Só com o zoom é que se vê que essas regiões também são “serrilhadas” e que vão continuar a ficar ainda mais serrilhadas e mal comportadas – aquilo a que os matemáticos chamam “patológico” – com cada ampliação adicional.
Mas Weierstrass tinha provado sem margem para dúvidas que, embora a sua função não tivesse descontinuidades, nunca era diferenciável.
Para o demonstrar, começou por rever as definições de “continuidade” e “diferenciabilidade” que tinham sido formuladas décadas antes pelos matemáticos Augustin-Louis Cauchy e Bernard Bolzano.
Como escreve a Quanta Magazine, estas definições baseavam-se em descrições vagas, em linguagem simples e numa notação inconsistente, o que as tornava fáceis de interpretar incorretamente. Por isso, Weierstrass reescreveu-as, utilizando uma linguagem precisa e fórmulas matemáticas concretas.
Com isso, conseguiu provar que, em cada ponto, a sua nova definição formal da derivada da função nunca tinha um valor finito; “rebentava” sempre até ao infinito.
Pelas palavras certas: a continuidade não implicava a diferenciabilidade.
E a sua função era mesmo monstruosa como os matemáticos tinham “receado”. Como “castigo”, foram obrigados a seguir as pisadas de Weierstrass.
Weierstrass revelou que a matemática está cheia de monstros: funções que parecem impossíveis, objetos estranhos, comportamentos selvagens,etc.; e a sua função acabou por ter muitas aplicações práticas.
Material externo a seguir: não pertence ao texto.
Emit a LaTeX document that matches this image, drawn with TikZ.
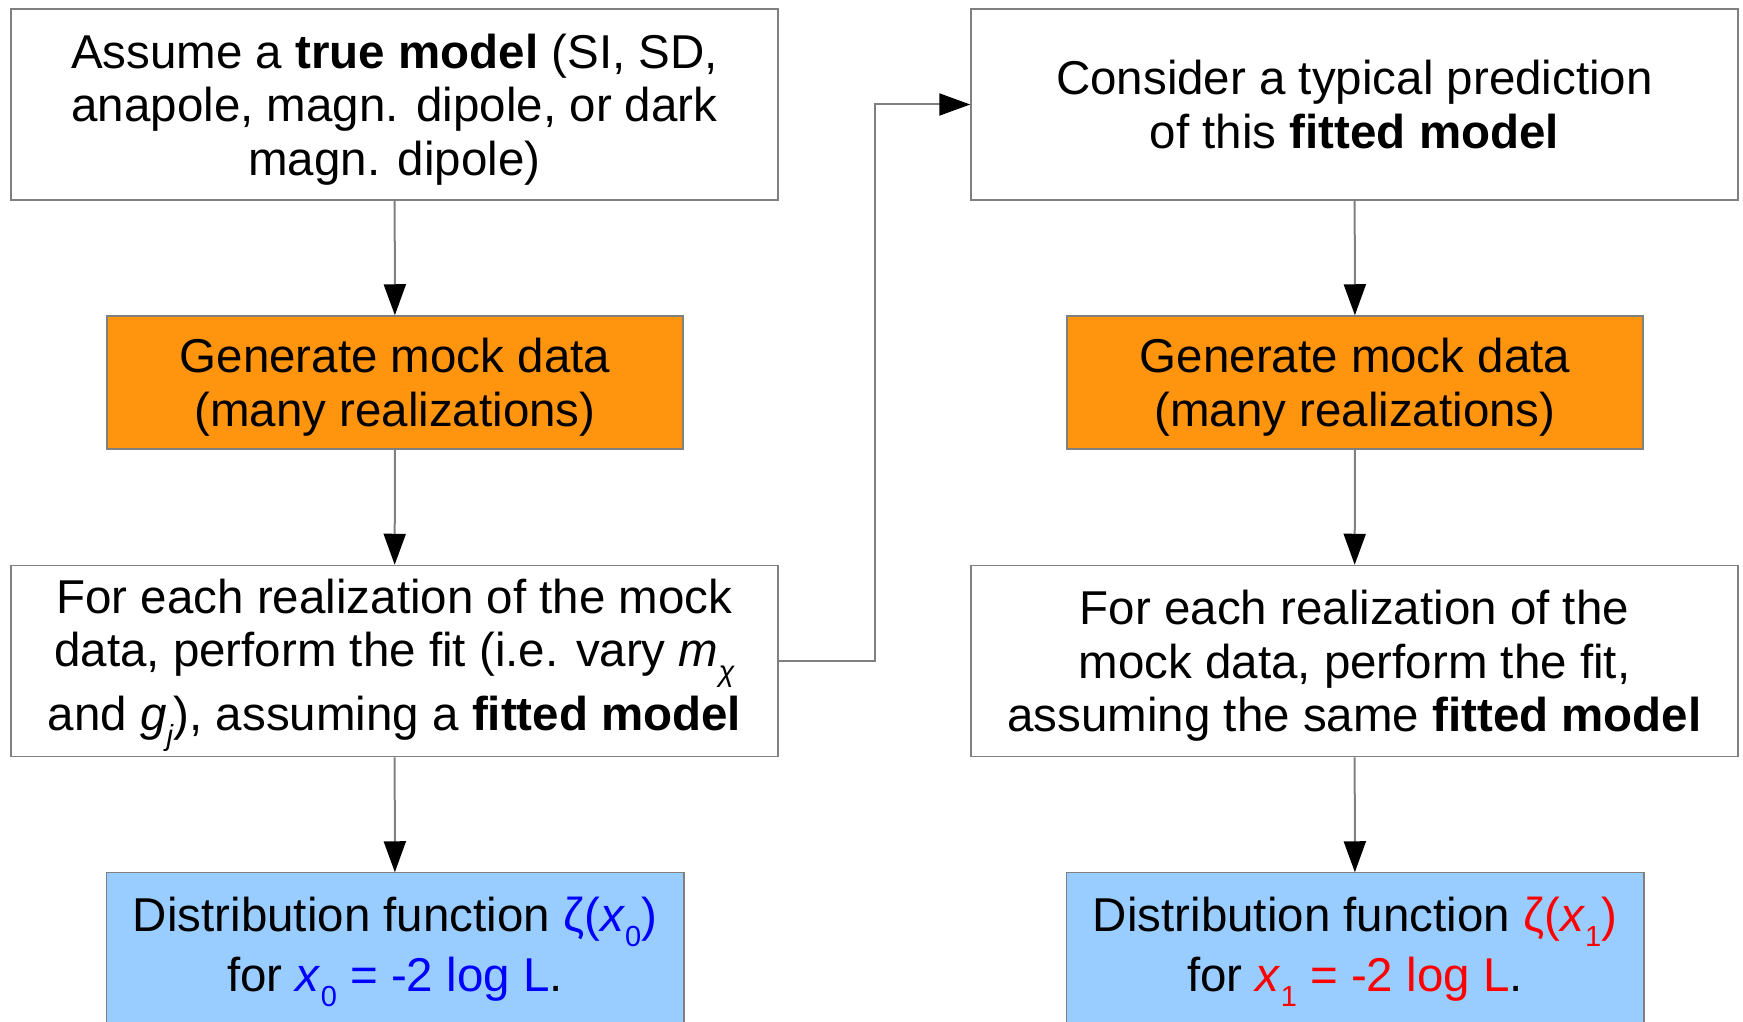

No início do século XX, os físicos queriam estudar o movimento browniano, o movimento aleatório de partículas num líquido ou gás. Como este movimento é contínuo mas não suave – caracterizado por flutuações rápidas e infinitamente pequenas – funções como a de Weierstrass eram perfeitas para o modelar.
Da mesma forma, estas funções têm sido utilizadas para modelar a incerteza na forma como as pessoas tomam decisões e assumem riscos, bem como o comportamento dos mercados financeiros.